CMS proposes streamlining Medicare provider application
The CMS on Friday suggested revising the Medicare enrollment application used by providers to make the standards clearer for enrolling clinicians.
The agency announced a slew of revisions to the form in an information collection notice, including reorganizing the form to create a more logical flow what questions are being asked.
The new form will include new specialty codes for physicians and non-physician practitioners to choose from, questions with "Yes/No" check boxes and will remove duplicate fields.
"This application collects information to ensure that only legitimate physicians, non-physician practitioners and other eligible professionals are enrolled in the Medicare program," the agency said in a notice. "It is meant to be the first line defense to protect our beneficiaries from illegitimate providers and to protect the Medicare Trust Fund against fraud."
The proposed application changes come just weeks after CMS announced it wanted to make it easier for physicians to enroll in Medicare and Medicaid through a pilot program that streamlines the screening process.
The agency plans to launch a pilot program this year to offer provider screening for state Medicaid agencies on an opt-in basis using the same methods now in place for Medicare.
Providers and their administrative staff have criticized the Medicare enrollment process because the information gathering process used by Medicare Administrative Contractors (MACs) is inconsistent, according to Lyndean Brick, CEO of the healthcare consulting firm Advis Group.
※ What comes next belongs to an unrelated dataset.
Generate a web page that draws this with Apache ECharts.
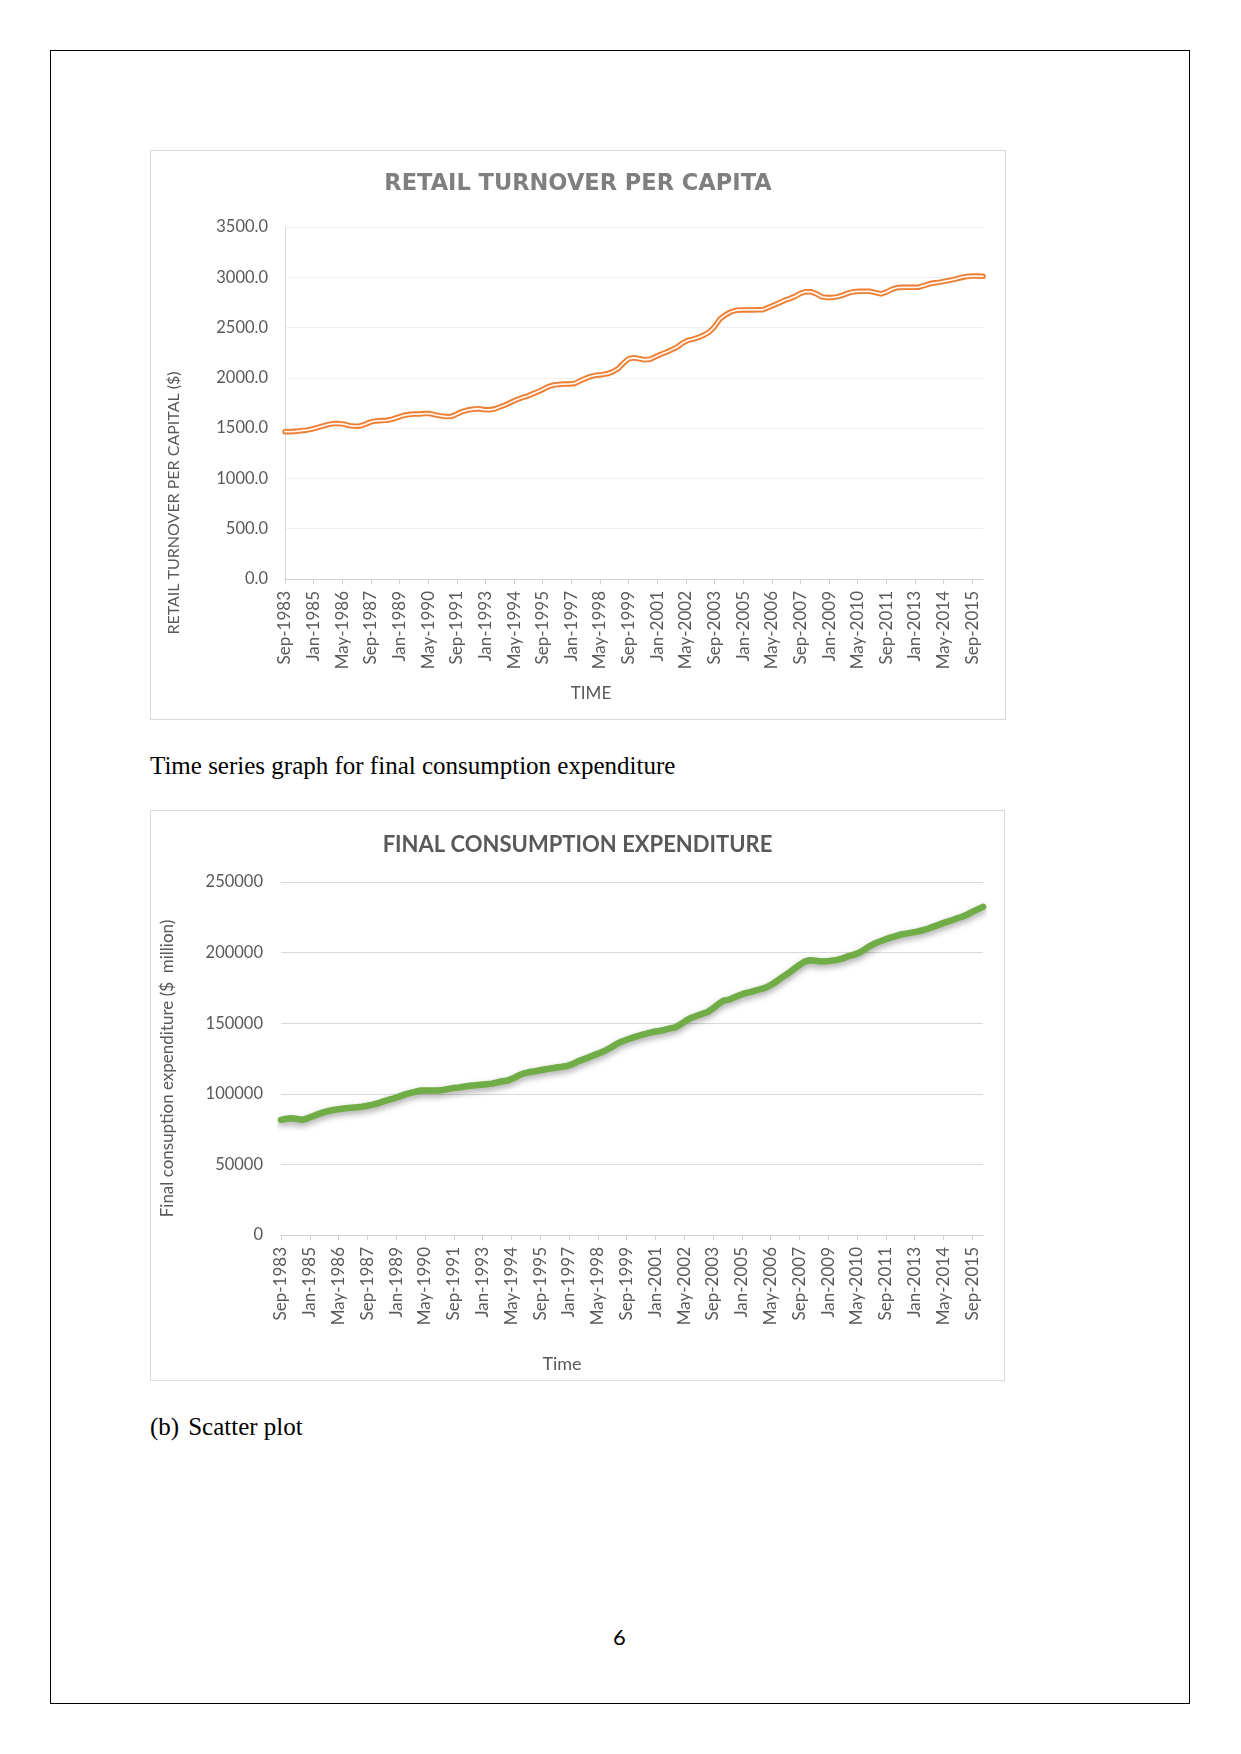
<!DOCTYPE html>
<html><head><meta charset="utf-8">
<script src="https://cdn.jsdelivr.net/npm/echarts@6/dist/echarts.min.js"></script>
<style>
html,body{margin:0;padding:0;background:#fff;}
#page{position:relative;width:1241px;height:1754px;overflow:hidden;}
#border{position:absolute;left:50px;top:50px;width:1140px;height:1654px;border:1.5px solid #000;box-sizing:border-box;}
.chart{position:absolute;border:1px solid #d9d9d9;box-sizing:border-box;}
#c1{left:150px;top:150px;width:856px;height:570px;}
#c2{left:150px;top:810px;width:855px;height:571px;}
.cap{position:absolute;font-family:"Liberation Serif","Times New Roman",serif;font-size:25px;line-height:30px;color:#000;white-space:nowrap;}
#pnum{position:absolute;left:613px;top:1622px;font-family:Lato,"Open Sans",sans-serif;font-size:22px;line-height:30px;color:#000;}
</style></head><body>
<div id="page">
  <div id="border"></div>
  <div id="c1" class="chart"></div>
  <div class="cap" style="left:150px;top:751px;">Time series graph for final consumption expenditure</div>
  <div id="c2" class="chart"></div>
  <div class="cap" style="left:150px;top:1412px;">(b)<span style="display:inline-block;width:9px"></span>Scatter plot</div>
  <div id="pnum">6</div>
</div>
<script>
// ---- data ----
const monthNames = ['Jan','Feb','Mar','Apr','May','Jun','Jul','Aug','Sep','Oct','Nov','Dec'];
const startYear = 1983, startMonthIdx = 8, monthCount = 391; // Sep-1983 .. Mar-2016
const months = [];
for (let i = 0; i < monthCount; i++) {
  const mi = startMonthIdx + i;
  months.push(monthNames[mi % 12] + '-' + (startYear + Math.floor(mi / 12)));
}
// quarterly observations (every 3rd month from Sep-1983)
const retailTurnover = [
  1465,1465,1468,1475,1480,1490,1505,1520,1535,1545,
  1545,1540,1525,1520,1522,1540,1562,1572,1575,1578,
  1590,1608,1625,1635,1640,1640,1645,1645,1632,1622,
  1615,1617,1640,1665,1680,1688,1693,1685,1682,1690,
  1710,1730,1755,1780,1800,1815,1838,1860,1885,1912,
  1928,1935,1938,1940,1945,1972,1995,2015,2027,2032,
  2040,2060,2090,2145,2190,2200,2190,2180,2185,2210,
  2235,2255,2280,2305,2345,2372,2385,2402,2425,2455,
  2510,2585,2625,2655,2672,2675,2675,2675,2676,2677,
  2700,2722,2745,2770,2788,2810,2840,2857,2855,2835,
  2805,2798,2800,2808,2825,2845,2857,2860,2860,2860,
  2848,2835,2852,2880,2897,2900,2900,2900,2902,2918,
  2935,2945,2952,2962,2972,2984,2998,3008,3012,3012,
  3010
];
const finalConsumption = [
  81500,82300,82700,82200,81500,82800,84300,85800,87000,88000,
  88700,89300,89800,90100,90400,90800,91500,92300,93300,94600,
  95800,96800,98200,99600,100600,101600,102300,102400,102400,102400,
  102700,103500,104100,104500,105200,105700,106000,106400,106800,107200,
  108000,108900,109400,111000,113000,114500,115400,116000,116700,117400,
  118000,118600,119100,119700,121000,123000,124400,125800,127400,128900,
  130500,132600,135000,136900,138300,139600,140800,141900,142900,143900,
  144500,145300,146300,147000,149200,151800,153900,155300,156600,157900,
  160500,163600,166000,166700,168400,170000,171300,172200,173300,174300,
  175600,177800,180300,183000,185500,188500,191200,193700,194600,194200,
  193700,193800,194300,194800,195900,197300,198400,199800,202000,204600,
  206600,208000,209500,210800,211900,213000,213600,214300,215000,216000,
  217200,218600,220000,221400,222600,224000,225200,226800,228800,230600,
  232400
];
const retailTicks = [0, 3500, 500];
const fceTicks = [0, 250000, 50000];

const toPairs = arr => arr.map((v, i) => [months[i * 3], v]);
const labelFont = 'Lato, "Open Sans", sans-serif';

function xAxisCfg(name, gap, shift, nameSize) {
  return {
    type: 'category', data: months, boundaryGap: false,
    name: name, nameLocation: 'middle', nameGap: gap,
    nameTextStyle: { color: '#595959', fontFamily: labelFont, fontSize: nameSize, padding: [0, shift, 0, 0] },
    axisLine: { lineStyle: { color: '#d0d0d0', width: 1 } },
    axisTick: { show: true, interval: 15, length: 5, lineStyle: { color: '#d0d0d0' } },
    axisLabel: { interval: 15, rotate: 90, margin: 12, color: '#595959', fontFamily: labelFont, fontSize: 17 },
    splitLine: { show: false }
  };
}

// ---- chart 1 ----
const ch1 = echarts.init(document.getElementById('c1'), null, { renderer: 'canvas' });
ch1.setOption({
  animation: false,
  title: {
    text: 'RETAIL TURNOVER PER CAPITA', left: 'center', top: 17,
    textStyle: { color: '#7f7f7f', fontFamily: '"DejaVu Sans", sans-serif', fontWeight: 'bold', fontSize: 22.5 }
  },
  grid: { left: 134, right: 22, top: 76, bottom: 140 },
  xAxis: xAxisCfg('TIME', 106, 86, 17),
  yAxis: {
    type: 'value', min: retailTicks[0], max: retailTicks[1], interval: retailTicks[2],
    name: 'RETAIL TURNOVER PER CAPITAL ($)', nameLocation: 'middle', nameGap: 103,
    nameTextStyle: { color: '#595959', fontFamily: labelFont, fontSize: 16, padding: [0, 200, 0, 0] },
    axisLine: { show: true, lineStyle: { color: '#d9d9d9' } },
    axisTick: { show: false },
    axisLabel: { margin: 17, color: '#595959', fontFamily: labelFont, fontSize: 16.5, formatter: v => v.toFixed(1) },
    splitLine: { lineStyle: { color: '#efefef', width: 1 } }
  },
  series: [
    { type: 'line', data: toPairs(retailTurnover), showSymbol: false, z: 2,
      lineStyle: { color: '#ed7d31', width: 5.5, join: 'round', cap: 'round' } },
    { type: 'line', data: toPairs(retailTurnover), showSymbol: false, z: 3,
      lineStyle: { color: '#fff3ea', width: 1.8, join: 'round', cap: 'round' } }
  ]
});

// ---- chart 2 ----
const ch2 = echarts.init(document.getElementById('c2'), null, { renderer: 'canvas' });
ch2.setOption({
  animation: false,
  title: {
    text: 'FINAL CONSUMPTION EXPENDITURE', left: 'center', top: 18,
    textStyle: { color: '#595959', fontFamily: labelFont, fontWeight: 'bold', fontSize: 22 }
  },
  grid: { left: 130, right: 21, top: 71, bottom: 145 },
  xAxis: xAxisCfg('Time', 120, 140, 18),
  yAxis: {
    type: 'value', min: fceTicks[0], max: fceTicks[1], interval: fceTicks[2],
    name: 'Final consuption expenditure ($  million)', nameLocation: 'middle', nameGap: 105,
    nameTextStyle: { color: '#595959', fontFamily: labelFont, fontSize: 17, padding: [0, 20, 0, 0] },
    axisLine: { show: false },
    axisTick: { show: false },
    axisLabel: { margin: 18, color: '#595959', fontFamily: labelFont, fontSize: 16.5, formatter: v => String(v) },
    splitLine: { lineStyle: { color: '#d9d9d9', width: 1 } }
  },
  series: [
    { type: 'line', data: toPairs(finalConsumption), showSymbol: false,
      lineStyle: { color: '#70ad47', width: 6.5, join: 'round', cap: 'round',
        shadowColor: 'rgba(0,0,0,0.35)', shadowBlur: 6, shadowOffsetY: 3 } }
  ]
});
</script>
</body></html>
Part of the issue is that MACs don't have a universal understanding of the program's eligibility criteria, Brick said. MAC training and guidance has been limited over the years,leading to companies developing their own standards of what's needed, she said.
MACs pre-screen and verify all information on the enrollment applications. They also ultimately approve the applications, according to the CMS.
The varying standards have created a situation where some unqualified clinicians are enrolled into Medicare. Brick said she knew of a nurse who was a Medicare provider for years but was dis-enrolled when it came time to renew her application after it was discovered she lacked the appropriate education.
The MAC that enrolled her did not understand the education requirements, according to Brick.
Brick has also seen inconsistencies across MACs in ensuring that midlevel providers, such as physician assistants, nurse practitioners and certified nurse midwives, have proper board certification. The new application form will create a single document with in-depth information about enrollment criteria.
"What CMS is trying to do is achieve several goals, one of them being to stop erroneous enrollment," she said
The CMS estimates it doled out $36.2 billion in improper Medicare payments between July 1, 2015, and June 30, 2016. Improper payments include fraudulent claims, payments distributed to the wrong recipient or for the wrong amount, payments with insufficient documentation and issues where the recipient uses the funds improperly.
Anders Gilberg, senior vice president of government affairs at MGMA, said the new form is more streamlined than the current one. However, he said he was disappointed that it doesn't make significant changes to reduce the administrative burden on physicians.
"If CMS wanted to provide meaningful regulatory relief, it would adopt the existing industry credentialing standard which most private health plans use," Gilberg said.
Comments on the new application, which must be approved by the White House's Office of Management and Budget, are due Aug. 13.